Sid Blumenthal rearranges facts and besmirches the character of his fellow journalists. And he wonders why people dislike him.
In the fall of 1998, just as the House impeachment hearings on Clinton were gearing up, White House aide Sidney Blumenthal was contacted by Jeffrey Toobin, a former colleague from The New Yorker. Toobin was trolling for sexual dirt on House Judiciary Committee chair Henry Hyde. As it happened, Blumenthal didn't have much. But he confided that his mother had once worked in a secretarial pool in Chicago in the 1940s, and Hyde, then a Chicago area lawyer, had had a "reputation"—apparently, all the women had "avoided his office." The details of this "reputation" didn't become known until a few weeks later when another friend of Blumenthal's, at Salon, broke the news that 31 years earlier the Illinois congressman had had an extramarital affair with a furniture salesman's wife.
This unintentionally revealing anecdote is buried deep inside Blumenthal's 822-page bloated opus, The Clinton Wars. Curiously enough, it seems to have been included because the author somehow thought it would exonerate him: Soon after the Salon story was published, Republicans in Congress accused Blumenthal of leaking it from the White House. No such thing was true, Blumenthal protests; the charge is just one more example of the recklessness of Bill Clinton's enemies and their determination to "demonize" him.

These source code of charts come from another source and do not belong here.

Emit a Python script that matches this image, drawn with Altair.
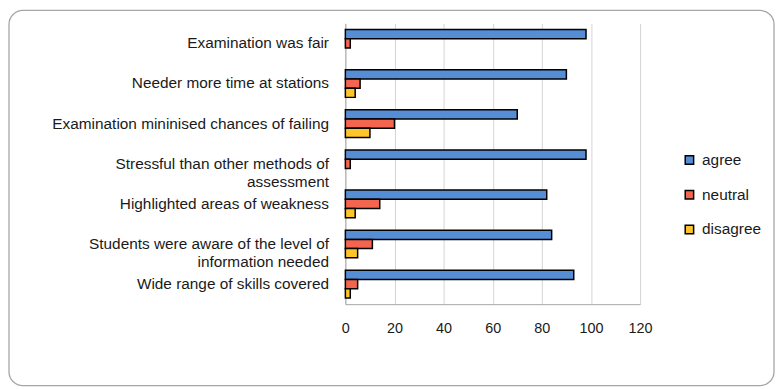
import altair as alt
import pandas as pd

NB = "\u00a0"
categories = [
    "Examination was fair",
    "Needer more time at stations",
    "Examination mininised chances of failing",
    "Stressful than other methods of\nassessment" + NB * 15,
    "Highlighted areas of weakness",
    "Students were aware of the level of\ninformation needed" + NB * 12,
    "Wide range of skills covered",
]
series = ["agree", "neutral", "disagree"]
agree = [98, 90, 70, 98, 82, 84, 93]
neutral = [2, 6, 20, 2, 14, 11, 5]
disagree = [0, 4, 10, 0, 4, 5, 2]
colors = ["#558ED5", "#F4654F", "#FDC52A"]
x_ticks = [0, 20, 40, 60, 80, 100, 120]

rows = []
for i, c in enumerate(categories):
    for s, vals in zip(series, [agree, neutral, disagree]):
        rows.append({"category": c, "series": s, "value": vals[i]})
df = pd.DataFrame(rows)

FONT = "Liberation Sans"
PW, PH = 297, 283
PAD = {"left": 340, "top": 14, "right": 136, "bottom": 83}

bars = (
    alt.Chart(df)
    .transform_filter("datum.value > 0")
    .mark_bar(stroke="black", strokeWidth=1.5)
    .encode(
        x=alt.X(
            "value:Q",
            scale=alt.Scale(domain=[0, 120], nice=False),
            axis=alt.Axis(
                values=x_ticks,
                title=None,
                grid=True,
                gridColor="#D4D4D4",
                gridWidth=1,
                domainColor="#A6A6A6",
                ticks=False,
                labelFlush=False,
                labelPadding=18,
                labelFontSize=14.5,
                labelFont=FONT,
                labelColor="#1a1a1a",
            ),
        ),
        y=alt.Y(
            "category:N",
            sort=categories,
            scale=alt.Scale(paddingInner=0.31, paddingOuter=0.155),
            axis=alt.Axis(
                title=None,
                ticks=False,
                domainColor="#A6A6A6",
                labelPadding=17,
                labelFontSize=15.5,
                labelFont=FONT,
                labelColor="#1a1a1a",
                labelLimit=400,
                labelLineHeight=18,
                labelExpr="split(datum.label, '\\n')",
            ),
        ),
        yOffset=alt.YOffset("series:N", sort=series, scale=alt.Scale(paddingInner=0, paddingOuter=0)),
        color=alt.Color(
            "series:N",
            sort=series,
            scale=alt.Scale(domain=series, range=colors),
            legend=alt.Legend(
                title=None,
                orient="none",
                legendX=339,
                legendY=130,
                padding=0,
                symbolType="square",
                symbolSize=72,
                symbolStrokeColor="black",
                symbolStrokeWidth=1.5,
                labelOffset=5,
                rowPadding=18,
                labelFontSize=15.5,
                labelFont=FONT,
                labelColor="#1a1a1a",
            ),
        ),
    )
)

frame = (
    alt.Chart(pd.DataFrame({"k": [0]}))
    .mark_rect(fillOpacity=0, stroke="#A6A6A6", strokeWidth=1.3, cornerRadius=14)
    .encode(
        x=alt.value(-PAD["left"] + 1),
        x2=alt.value(PW + PAD["right"] - 1),
        y=alt.value(-PAD["top"] + 1),
        y2=alt.value(PH + PAD["bottom"] - 1),
    )
)

chart = (
    alt.layer(bars, frame)
    .properties(width=PW, height=PH, padding=PAD, autosize=alt.AutoSizeParams(type="none"), background="white")
    .configure_view(strokeWidth=0)
)

chart.save("out.html", embed_options={"renderer": "svg", "actions": False})
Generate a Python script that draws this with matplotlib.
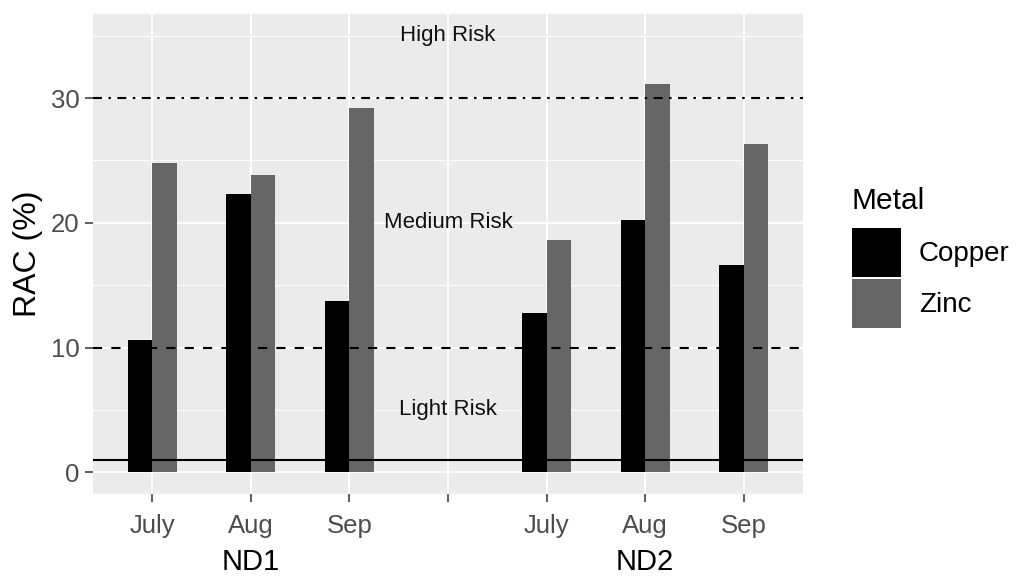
import matplotlib
matplotlib.use("Agg")
import matplotlib.pyplot as plt
import numpy as np
from matplotlib.patches import Patch

plt.rcParams["font.family"] = ["Liberation Sans", "DejaVu Sans"]

# data
sites = ["ND1", "ND2"]
months = ["July", "Aug", "Sep"]
copper = [10.6, 22.3, 13.7, 12.8, 20.2, 16.6]
zinc = [24.8, 23.8, 29.2, 18.6, 31.1, 26.3]
tick_labels = ["July", "Aug", "Sep", "", "July", "Aug", "Sep"]
risk_lines = [1, 10, 30]
risk_styles = ["-", (0, (4.4, 4.4)), (0, (4.3, 3.1, 1.2, 3.1))]
risk_text = ["Light Risk", "Medium Risk", "High Risk"]
risk_text_y = [5, 20, 35]

W, H = 1017, 580
fig = plt.figure(figsize=(W / 100, H / 100), dpi=100)
ax = fig.add_axes([93 / W, 86 / H, 710 / W, 480 / H])
ax.set_facecolor("#EBEBEB")

# slot 4 stays empty between the two sites
pos = np.array([s * 4 + m + 1 for s in range(len(sites)) for m in range(len(months))])
bw = 0.25
ax.bar(pos - bw / 2, copper, width=bw, color="black", zorder=2, label="Copper")
ax.bar(pos + bw / 2, zinc, width=bw, color="#666666", zorder=2, label="Zinc")

for y, ls in zip(risk_lines, risk_styles):
    ax.axhline(y, color="black", linestyle=ls, linewidth=1.5, zorder=3)
for t, y in zip(risk_text, risk_text_y):
    ax.text(4, y, t, ha="center", va="center", fontsize=16, color="#111111", zorder=4)

ax.set_xlim(0.4, 7.6)
ax.set_ylim(-1.75, 36.75)
ax.set_xticks(range(1, 8))
ax.set_xticklabels(tick_labels)
ax.set_yticks([0, 10, 20, 30])
ax.set_yticks([5, 15, 25, 35], minor=True)
ax.grid(which="major", color="white", linewidth=1.3, zorder=0)
ax.grid(which="minor", axis="y", color="white", linewidth=0.7, zorder=0)
ax.set_axisbelow(True)
for sp in ax.spines.values():
    sp.set_visible(False)
ax.tick_params(which="major", length=5.5, width=1.1, color="#333333",
               labelcolor="#4D4D4D", labelsize=18.5)
ax.tick_params(axis="x", pad=9)
ax.tick_params(axis="y", pad=4)
ax.tick_params(which="minor", length=0)
ax.set_ylabel("RAC (%)", fontsize=23, labelpad=6)

for s, site in enumerate(sites):
    ax.annotate(site, xy=(s * 4 + 2, 0), xycoords=("data", "axes fraction"),
                xytext=(0, -49), textcoords="offset points",
                ha="center", va="center", fontsize=21)

handles = [Patch(facecolor="black"), Patch(facecolor="#666666")]
fig.text(852 / W, 1 - 209 / H, "Metal", fontsize=21.5, ha="left", va="baseline")
fig.legend(handles, ["Copper", "Zinc"], loc="upper left",
           bbox_to_anchor=(852 / W, 1 - 227.7 / H), frameon=False,
           fontsize=20, handlelength=1.76, handleheight=2.337,
           labelspacing=0.07, handletextpad=0.65, borderpad=0, borderaxespad=0)

fig.savefig("out.png", dpi=100)
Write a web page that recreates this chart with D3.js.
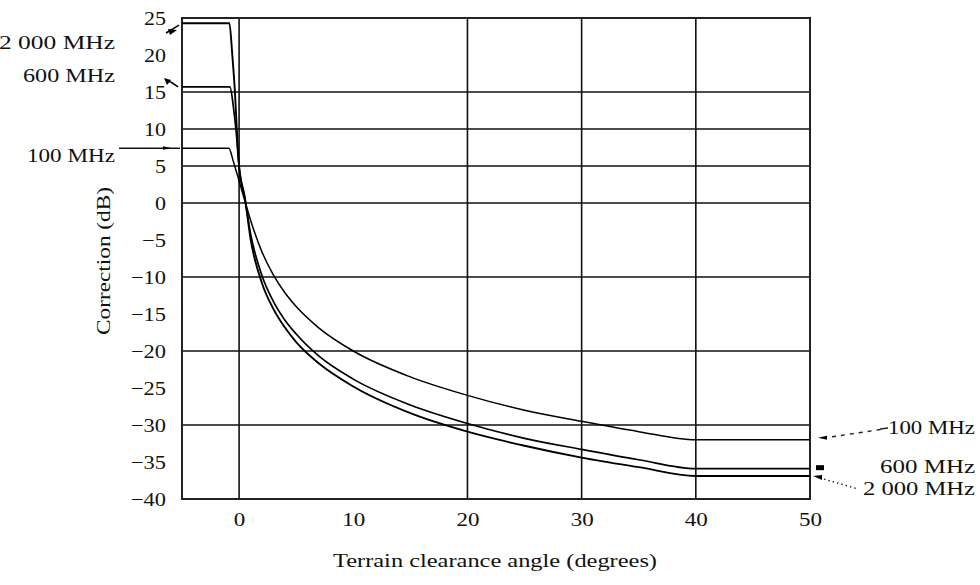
<!DOCTYPE html>
<html>
<head>
<meta charset="utf-8">
<script src="https://cdn.jsdelivr.net/npm/d3@7"></script>
<style>
  html, body { margin: 0; padding: 0; background: #fff; }
  svg { display: block; }
  text { font-family: "Liberation Serif", "Times New Roman", serif; fill: #111; }
</style>
</head>
<body>
<svg id="chart" width="980" height="585"></svg>
<script>
// ---- data ----
const angles100  = [-5, -0.9, -0.5, -0.25, 0, 0.5, 1, 2, 3, 4, 5, 7, 10, 15, 20, 25, 30, 35, 40, 50];
const corr100    = [7.4, 7.4, 5.6, 4.3, 3.0, 0.3, -2.3, -6.6, -9.7, -12.1, -14.0, -16.9, -20.0, -23.5, -26.0, -28.0, -29.5, -30.9, -32.0, -32.0];

const angles600  = [-5, -0.8, -0.5, -0.25, 0, 0.5, 1, 2, 3, 4, 5, 7, 10, 15, 20, 25, 30, 35, 40, 50];
const corr600    = [15.7, 15.7, 13.0, 9.5, 4.8, 0.6, -4.1, -9.8, -13.3, -15.8, -17.7, -20.7, -23.8, -27.3, -29.8, -31.8, -33.3, -34.7, -35.9, -35.9];

const angles2000 = [-5, -0.85, -0.6, -0.35, -0.2, 0, 0.5, 1, 2, 3, 4, 5, 7, 10, 15, 20, 25, 30, 35, 40, 50];
const corr2000   = [24.3, 24.3, 20.1, 14.6, 10.0, 5.0, 0.8, -4.8, -10.8, -14.3, -16.8, -18.8, -21.7, -24.8, -28.4, -30.9, -32.8, -34.4, -35.7, -36.9, -36.9];

const seriesNames = ["100 MHz", "600 MHz", "2 000 MHz"];
const xTicks = [0, 10, 20, 30, 40, 50];
const yTicks = [25, 20, 15, 10, 5, 0, -5, -10, -15, -20, -25, -30, -35, -40];
const xGrid = [0, 20, 30, 40];
const yGrid = [15, 10, 5, 0, -10, -20, -30];
const xTitle = "Terrain clearance angle (degrees)";
const yTitle = "Correction (dB)";

// ---- layout ----
const svg = d3.select("#chart");
const x = d3.scaleLinear().domain([-5, 50]).range([182, 810]);
const y = d3.scaleLinear().domain([-40, 25]).range([499, 18]);
const fmt = v => (v < 0 ? "\u2212" + Math.abs(v) : String(v));

function stretchText(sel, txt, width) {
  sel.text(txt).attr("textLength", width).attr("lengthAdjust", "spacingAndGlyphs");
  return sel;
}

// grid
svg.append("g").selectAll("line").data(xGrid).join("line")
  .attr("x1", d => x(d)).attr("x2", d => x(d))
  .attr("y1", y(25)).attr("y2", y(-40))
  .attr("stroke", "#111").attr("stroke-width", 1.6);
svg.append("g").selectAll("line").data(yGrid).join("line")
  .attr("x1", x(-5)).attr("x2", x(50))
  .attr("y1", d => y(d)).attr("y2", d => y(d))
  .attr("stroke", "#111").attr("stroke-width", 1.6);

// frame
svg.append("rect")
  .attr("x", x(-5)).attr("y", y(25))
  .attr("width", x(50) - x(-5)).attr("height", y(-40) - y(25))
  .attr("fill", "none").attr("stroke", "#222").attr("stroke-width", 2);

// axes labels via d3 axes (no tick lines / domain)
const yAxis = d3.axisLeft(y).tickValues(yTicks).tickFormat(fmt).tickSize(0).tickPadding(0);
const yg = svg.append("g").attr("transform", `translate(${x(-5) - 16},0)`).call(yAxis);
yg.select(".domain").remove();
yg.selectAll("text").attr("font-size", 19).attr("font-family", "Liberation Serif").attr("fill", "#111")
  .attr("dy", "0.34em")
  .each(function(d) { const w = (String(Math.abs(d)).length * 11) + (d < 0 ? 13 : 0); d3.select(this).attr("textLength", w).attr("lengthAdjust", "spacingAndGlyphs"); });

const xAxis = d3.axisBottom(x).tickValues(xTicks).tickFormat(fmt).tickSize(0).tickPadding(0);
const xg = svg.append("g").attr("transform", `translate(0,${y(-40) + 21})`).call(xAxis);
xg.select(".domain").remove();
xg.selectAll("text").attr("font-size", 19).attr("font-family", "Liberation Serif").attr("fill", "#111")
  .attr("dy", "0.3em")
  .each(function(d) { const w = String(d).length * 11.5; d3.select(this).attr("textLength", w).attr("lengthAdjust", "spacingAndGlyphs"); });

// axis titles
stretchText(svg.append("text").attr("x", 495).attr("y", 567).attr("text-anchor", "middle").attr("font-size", 19), xTitle, 324);
stretchText(svg.append("text").attr("transform", "translate(110,261) rotate(-90)").attr("text-anchor", "middle").attr("font-size", 19), yTitle, 148);

// curves
const line = d3.line().x(d => x(d[0])).y(d => y(d[1])).curve(d3.curveMonotoneX);
const curves = [
  { a: angles100, c: corr100, w: 1.5 },
  { a: angles600, c: corr600, w: 1.7 },
  { a: angles2000, c: corr2000, w: 1.9 }
];
svg.append("g").selectAll("path").data(curves).join("path")
  .attr("d", s => line(s.a.map((v, i) => [v, s.c[i]])))
  .attr("fill", "none").attr("stroke", "#000").attr("stroke-width", s => s.w)
  .attr("stroke-linejoin", "round");

// ---- left annotations ----
const L = svg.append("g");
stretchText(L.append("text").attr("x", 115).attr("y", 49).attr("text-anchor", "end").attr("font-size", 19), seriesNames[2], 116);
stretchText(L.append("text").attr("x", 115).attr("y", 82).attr("text-anchor", "end").attr("font-size", 19), seriesNames[1], 92);
stretchText(L.append("text").attr("x", 115).attr("y", 162).attr("text-anchor", "end").attr("font-size", 19), seriesNames[0], 88);
// 100 MHz leader
L.append("line").attr("x1", 119).attr("x2", x(-5) - 2).attr("y1", y(7.4)).attr("y2", y(7.4))
  .attr("stroke", "#111").attr("stroke-width", 1.4);
L.append("path").attr("d", `M163,${y(7.4) - 2} L172,${y(7.4)} L163,${y(7.4) + 1.5} Z`).attr("fill", "#000");
// 2000 MHz arrow
L.append("path").attr("d", `M166,33 Q171,30 179,${y(24.3) + 2}`).attr("fill", "none").attr("stroke", "#000").attr("stroke-width", 1.5);
L.append("path").attr("d", `M168,29 L177,30 L170,35 Z`).attr("fill", "#000");
// 600 MHz arrow
L.append("path").attr("d", `M166,80 Q172,82 178,${y(15.7)}`).attr("fill", "none").attr("stroke", "#000").attr("stroke-width", 1.5);
L.append("path").attr("d", `M164,78 L171,80 L167,85 Z`).attr("fill", "#000");

// ---- right annotations ----
const R = svg.append("g");
// 100 MHz
R.append("path").attr("d", `M${x(50) + 8},${y(-32.0) - 2} L${x(50) + 17},${y(-32.0) - 4} L${x(50) + 17},${y(-32.0)} Z`).attr("fill", "#000");
R.append("line").attr("x1", x(50) + 22).attr("y1", y(-32.0) - 3).attr("x2", 884).attr("y2", 429)
  .attr("stroke", "#222").attr("stroke-width", 1.4).attr("stroke-dasharray", "4,5");
R.append("line").attr("x1", 880).attr("y1", 429).attr("x2", 888).attr("y2", 428)
  .attr("stroke", "#222").attr("stroke-width", 1.4);
stretchText(R.append("text").attr("x", 975).attr("y", 434).attr("text-anchor", "end").attr("font-size", 19), seriesNames[0], 87);
// 600 MHz
R.append("rect").attr("x", x(50) + 6).attr("y", y(-35.9) - 3.5).attr("width", 8).attr("height", 5).attr("fill", "#000");
stretchText(R.append("text").attr("x", 975).attr("y", 473).attr("text-anchor", "end").attr("font-size", 19), seriesNames[1], 95);
// 2000 MHz
R.append("path").attr("d", `M${x(50) + 3},${y(-36.9)} L${x(50) + 12},${y(-36.9) - 1} L${x(50) + 12},${y(-36.9) + 4} Z`).attr("fill", "#000");
R.append("line").attr("x1", x(50) + 14).attr("y1", y(-36.9) + 3).attr("x2", 858).attr("y2", 489)
  .attr("stroke", "#222").attr("stroke-width", 1.4).attr("stroke-dasharray", "1.5,3");
stretchText(R.append("text").attr("x", 975).attr("y", 495).attr("text-anchor", "end").attr("font-size", 19), seriesNames[2], 112);
</script>
</body>
</html>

But Blumenthal never stops to explain why he told his old New Yorker friend Toobin anything (or what exactly Toobin did with the helpful steer). Nor does he consider the fact that, not too long before the day that Blumenthal gossiped with Toobin about Hyde's sex life, President Clinton had capped his semiconfessional about his affair with Monica Lewinsky with this admonition: "It is time to stop the pursuit of personal destruction and the prying into private lives." Wasn't Blumenthal's admittedly vague tip to Toobin a direct contravention of his president's marching orders?
The point is not that Blumenthal is a hypocrite (although he seems to be exactly that). The point is that throughout this book Blumenthal seems utterly incapable of understanding how his own uncompromising, take-no-prisoners defense of the Clintons contributed to the poisonous political atmosphere that he bemoans. Time and again, in the book as in life, he rearranges facts, spins conspiracy theories, impugns motives, and besmirches the character of his political and journalistic foes—all for the greater cause of defending the Clintons (and himself). Hyde, Kenneth Starr, Hickman Ewing, Lindsey Graham, Tom DeLay—each was malicious, narrow-minded, bigoted, buffoonish, and anti-democratic. Meanwhile, Blumenthal wonders repeatedly why so many people dislike him. At one point, bizarrely, he suggests it is because he is "intellectual" and "Jewish."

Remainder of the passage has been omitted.